The recent 20th Annual Ogre Awards, with its timely election year theme, marked two decades of entertaining performances by the grade 2 Ogre Academy.
“The Ogres are over, and the results of the election are in. The winner is grade 2!” said Danny Dunn, who serves as the show’s writer and director, as well as technical director of the Bucknall Theater.
Sponsored by the lower school library department, this year’s ceremony took place on “Super Thursday,” the afternoon of March 17, in the Bucknall gym. The second graders enthusiastically portrayed an array of colorful characters, including enchanted royalty, witches, fools, tricksters, heroines, villains and magical objects, based on the folklore of cultures from around the world.

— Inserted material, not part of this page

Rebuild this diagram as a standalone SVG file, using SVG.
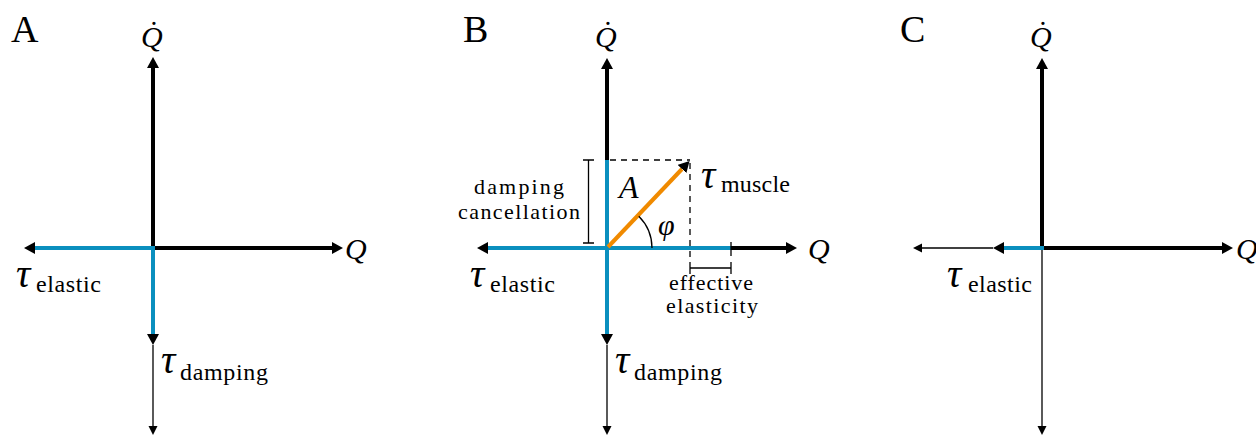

Before the lights dimmed, audience members scanned their programs in eager anticipation of the production. They read about how, in the enchanted kingdom of Harker, a general election would be held, with one story elected to the highest office in the land – and subsequently named Best Story. “Candidates from 21 folk and fairy tales have thrown their hats into the ring in the hopes of securing the vote. It looks like a tight race!” stated the program.
The road to the Oval Library began with primary elections, whereby candidates lobbied for their literary party’s nomination. Once they had chosen their candidate, they faced off in the general election. There, 88 delegates of the 2016 Second Grade Ogre Electoral College decided who won the Best Story of 2016.
Lower school librarian Kathy Clark served as the storyteller and mistress of ceremonies for the show, which was created in 1996 by former library director Enid Davis, who retired four years ago.
“I have been lucky enough to be part of The Ogre Awards from the start, when Enid Davis first put the idea forward of a comparative folklore curriculum for the second graders. From the very beginning, we felt that this particular age was still eager to listen to stories and be old enough to have opinions about the archetypical characters,” said Clark.
Clark added that past Ogre Academy participants often reminisce fondly about the stories they represented and their roles. All participants receive a mini Ogre Award for their participation. “I know that many still have theirs, including Harker alumni!” she said.
The Ogre Awards show originally began as an evening performance. A few years later, it expanded to four shows (one per homeroom) until the production evolved to its current format.
There were plenty of election references at this year’s show, including talk of secret ballots, campaign headquarters, town hall meetings and mudslinging ads. According to Dunn, the clever idea of having characters campaigning for their awards had been in the works for a long time, “but of course we wanted to save it for an election year.” Elections seemed to work very well as a theme, she said, because it gave the characters a chance to explain why and how their stories were winners and best represented their categories.
Each year all but one of The Ogre Awards are bestowed upon fairy tale characters. A special Ogre Award is given to a member of the Harker community who provides exceptional service or support to the Harker libraries.
This year that honor went to Diann Chung, who became the lower school admission director in 2015. She came to Harker as a grade 1 teacher in 1995 and went on to teach grade 2 and serve as the K-2 department chair. More recently, she also took on the role of academic principal for the Camp+ summer program.
Chung said she was thrilled to receive The Ogre Award for Lifetime Achievement. While accepting the award, she shared that one of the things she misses most about being a teacher is story time. “Keep reading!” she urged the students. “Books are a wonderful magical transport.”
As the show came to an end, and the polls came to a close, it was time to announce the winner for the new term in office for Best Story. The much-anticipated Best Folk or Fairy Tale Award went to “The Fool of the World and the Flying Ship,” a book illustrated by Uri Shulevitz that retells a Russian fairy tale of the same name. The win was especially notable given the fact that this is the first year the book has been a part of The Ogres.
Before concluding the awards show, Clark informed the cheering audience that The Ogres were made possible by a dedicated team of faculty, staff and parent volunteers.
“I am very proud to be part of a long tradition of Ogres!” said Dunn.